▶ [RECORDS SHOWN]
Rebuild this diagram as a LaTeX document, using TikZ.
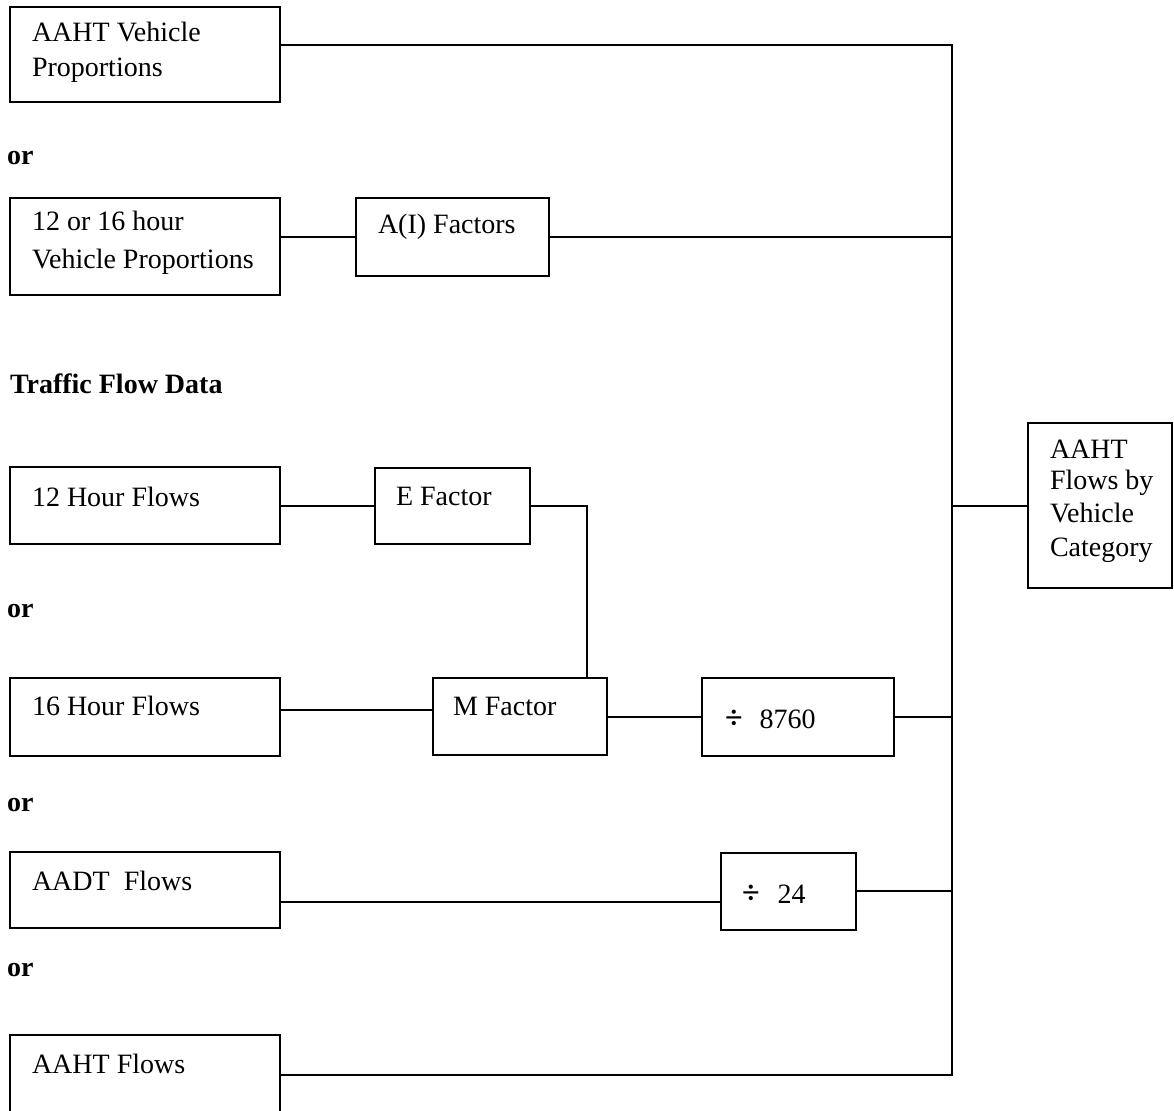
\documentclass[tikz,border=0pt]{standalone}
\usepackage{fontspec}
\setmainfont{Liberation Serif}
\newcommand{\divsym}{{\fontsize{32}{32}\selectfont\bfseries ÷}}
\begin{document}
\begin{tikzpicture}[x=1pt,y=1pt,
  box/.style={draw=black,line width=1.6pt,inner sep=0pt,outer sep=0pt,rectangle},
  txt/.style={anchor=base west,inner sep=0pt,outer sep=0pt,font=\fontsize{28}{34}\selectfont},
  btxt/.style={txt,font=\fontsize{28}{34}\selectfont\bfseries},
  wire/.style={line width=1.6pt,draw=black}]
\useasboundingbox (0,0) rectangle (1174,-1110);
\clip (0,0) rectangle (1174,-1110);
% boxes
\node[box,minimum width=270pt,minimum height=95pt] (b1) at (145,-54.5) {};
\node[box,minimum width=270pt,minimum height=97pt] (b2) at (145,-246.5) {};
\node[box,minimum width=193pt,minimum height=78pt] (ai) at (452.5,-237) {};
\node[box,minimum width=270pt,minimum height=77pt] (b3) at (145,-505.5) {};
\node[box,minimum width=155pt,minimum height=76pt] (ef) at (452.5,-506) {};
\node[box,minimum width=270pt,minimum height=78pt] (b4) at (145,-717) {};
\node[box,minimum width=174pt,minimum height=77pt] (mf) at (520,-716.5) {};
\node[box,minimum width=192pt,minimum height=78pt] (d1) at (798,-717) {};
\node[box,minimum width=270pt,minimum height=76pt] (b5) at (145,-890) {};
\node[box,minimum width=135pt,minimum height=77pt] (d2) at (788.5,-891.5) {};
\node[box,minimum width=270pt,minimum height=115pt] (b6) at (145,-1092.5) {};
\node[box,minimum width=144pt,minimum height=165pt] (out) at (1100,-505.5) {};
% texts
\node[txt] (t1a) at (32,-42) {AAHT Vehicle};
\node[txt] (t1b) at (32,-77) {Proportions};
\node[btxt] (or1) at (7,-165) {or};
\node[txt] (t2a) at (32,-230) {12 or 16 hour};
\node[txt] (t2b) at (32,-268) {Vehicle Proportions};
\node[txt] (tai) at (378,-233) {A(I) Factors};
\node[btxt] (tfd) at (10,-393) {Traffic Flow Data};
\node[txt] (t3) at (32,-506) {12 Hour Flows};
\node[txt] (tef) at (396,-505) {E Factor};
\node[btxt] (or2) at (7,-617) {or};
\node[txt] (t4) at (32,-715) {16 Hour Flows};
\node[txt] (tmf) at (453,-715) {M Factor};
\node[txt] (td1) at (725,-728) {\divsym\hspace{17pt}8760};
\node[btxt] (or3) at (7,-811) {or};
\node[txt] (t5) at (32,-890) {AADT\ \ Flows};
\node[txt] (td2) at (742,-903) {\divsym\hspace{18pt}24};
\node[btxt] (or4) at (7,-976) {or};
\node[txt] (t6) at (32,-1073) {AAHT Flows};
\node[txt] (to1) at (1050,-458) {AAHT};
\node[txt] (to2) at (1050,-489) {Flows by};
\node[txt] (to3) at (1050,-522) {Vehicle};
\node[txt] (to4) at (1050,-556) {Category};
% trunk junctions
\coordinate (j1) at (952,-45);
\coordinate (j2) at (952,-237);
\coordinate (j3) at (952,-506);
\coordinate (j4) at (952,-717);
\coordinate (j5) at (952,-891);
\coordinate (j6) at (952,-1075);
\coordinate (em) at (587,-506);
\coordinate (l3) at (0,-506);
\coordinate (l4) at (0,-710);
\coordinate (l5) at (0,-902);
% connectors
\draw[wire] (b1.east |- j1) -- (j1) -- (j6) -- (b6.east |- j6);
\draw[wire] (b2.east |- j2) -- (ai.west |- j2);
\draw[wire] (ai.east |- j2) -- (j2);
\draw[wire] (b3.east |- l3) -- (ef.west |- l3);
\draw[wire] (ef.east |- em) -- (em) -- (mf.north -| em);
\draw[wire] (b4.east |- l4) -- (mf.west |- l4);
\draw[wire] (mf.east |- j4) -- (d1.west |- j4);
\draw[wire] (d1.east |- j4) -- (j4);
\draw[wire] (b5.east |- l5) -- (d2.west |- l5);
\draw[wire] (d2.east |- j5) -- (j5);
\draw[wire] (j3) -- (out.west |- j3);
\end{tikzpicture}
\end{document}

...

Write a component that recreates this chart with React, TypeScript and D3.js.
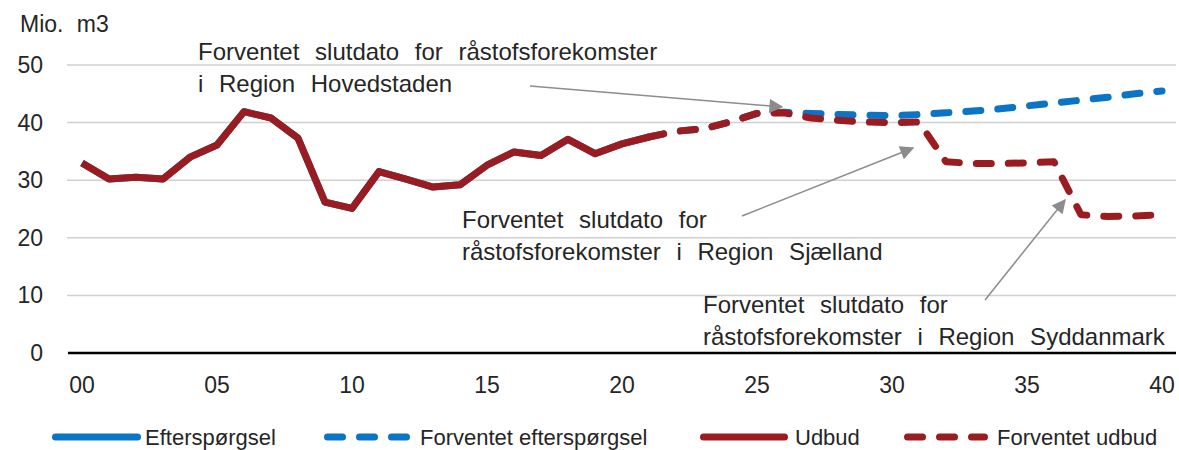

▶ [STATED TASK] For the listing above, identify each line bearing "this".

▶ [EXERCISE RESULT]
Rebuild this diagram as a LaTeX document, using TikZ.
Write a component that recreates this chart with React, TypeScript and D3.js.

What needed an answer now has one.